She cut off contact and, with the exception of one text, has stayed that way.

I would be careful as coming off as controlling. You say the relationship has never been better? Don't jeopardize it by pushing it with her. If you need to, do the call or find the phone app that night.


----------



## CH (May 18, 2010)

Chris Taylor said:


> Here's the thing... guys will pursue women. Your wife really didn't do anything wrong. SHE was approached when you walked away. She didn't go looking for the trainer when you walked away.
> 
> She cut off contact and, with the exception of one text, has stayed that way.
> 
> I would be careful as coming off as controlling. You say the relationship has never been better? Don't jeopardize it by pushing it with her. If you need to, do the call or find the phone app that night.


I totally agree with you until OP stated she broke NC and sent the 2 text to him recently.


----------



## Hall33 (Dec 18, 2012)

"You probably have a desire to ask her if the other guy has contacted her. It's possible he tried and she rebuffed him"

It's possible, but honestly of every text I have seen between them, it's always completely platonic. "Did you finish under 20 mins this morning?" "Almost, I think I had too much weight to go fast enough" "Yeah def drop down a bit next time" 

Seriously, that kind of dialogue. She knows how I feel, it's possible she gave him a short response and that was it. I mean I'm really *not* seeing any behavioral signs at all, in fact we've been really connected and feeling in love with each other a lot lately, even talking about getting remarried. 

"To me, the party and the GNO seem like too much of a coincidence. "

Thats really what stands out to me. Wait your night out with your two GF's just happens to be the same night this school is having a party?? That seems a little TOO coincidental. But then I think well, she made the date with her friends before the school announced they were having the party, but it still seems oddly coincidental. But she's the one that told ME they were having a party, if she was being deceptive, why offer that information? She's not stupid, she could easily not mention it at all and I'd never know. 

"Married women should not attend GNO. It's a slippery slope. Add the fact that your wife is attractive, and gets attention from men, and you've got a recipe for disaster."

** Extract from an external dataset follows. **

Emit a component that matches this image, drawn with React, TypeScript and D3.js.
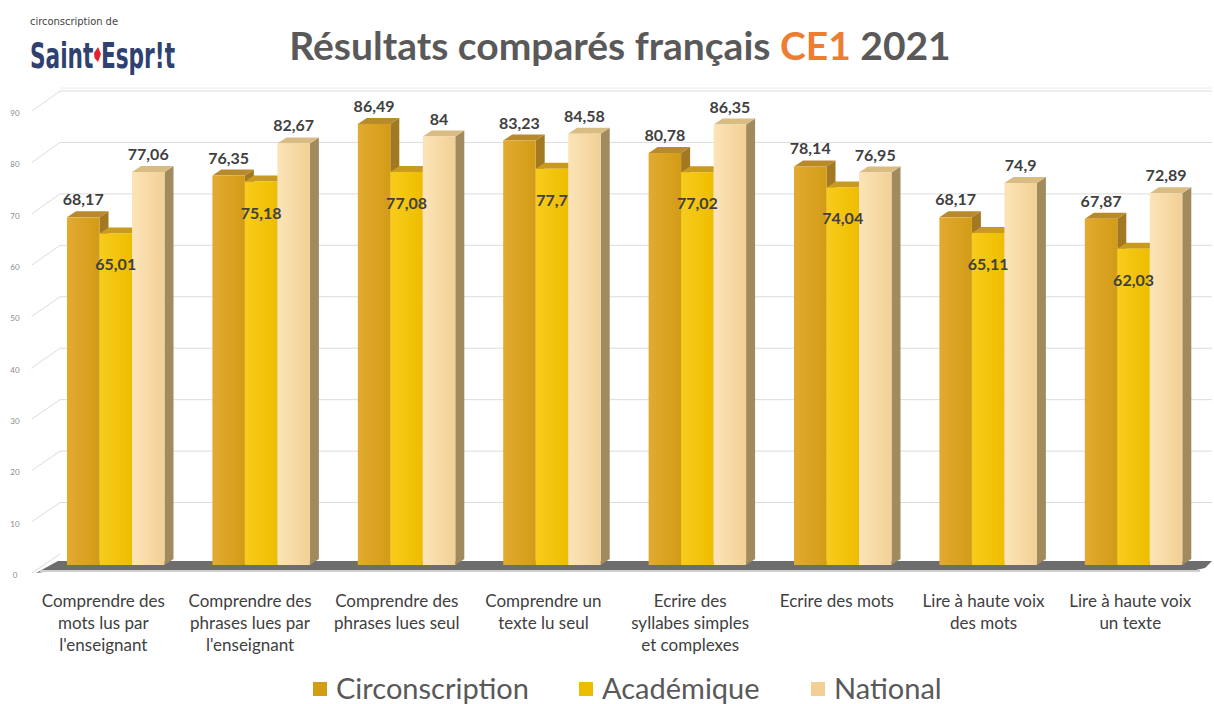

Well I've done guys nights out, and I've got married female friends that do girls nights out without issue. My wife gets hit on right in front of me, (not knowing I'm her husband obviously), I can deal with my wife being hit on. I can't control other men, it's about how my wife behaves, and she's never been in appropriate in those settings.......but I do understand where you're coming from.


----------



## Aunt Ava (Jan 24, 2013)

Trust but verify.


----------



## the guy (Aug 3, 2010)

Trust but verify.

Use the GPS and if it is warrented then confront her.

In the mean time set your boundries with the GNO w/new friends. who are they and whats there status M or S. What part of town do they live in...you knwo just small talk about her new friends.

I wouldn't want my wife to spend the night, come home when the resturant closes, and no bars or clubs.

Remember ughly chick love to hang with hot chicks, it makes them look hotter and it brings the guys around. Don't let her new friends use her as bait. So no clubs or bars after dinner. Another option is if after dinner they want to go out then have her call you and you meet her at the club/bar they are going to.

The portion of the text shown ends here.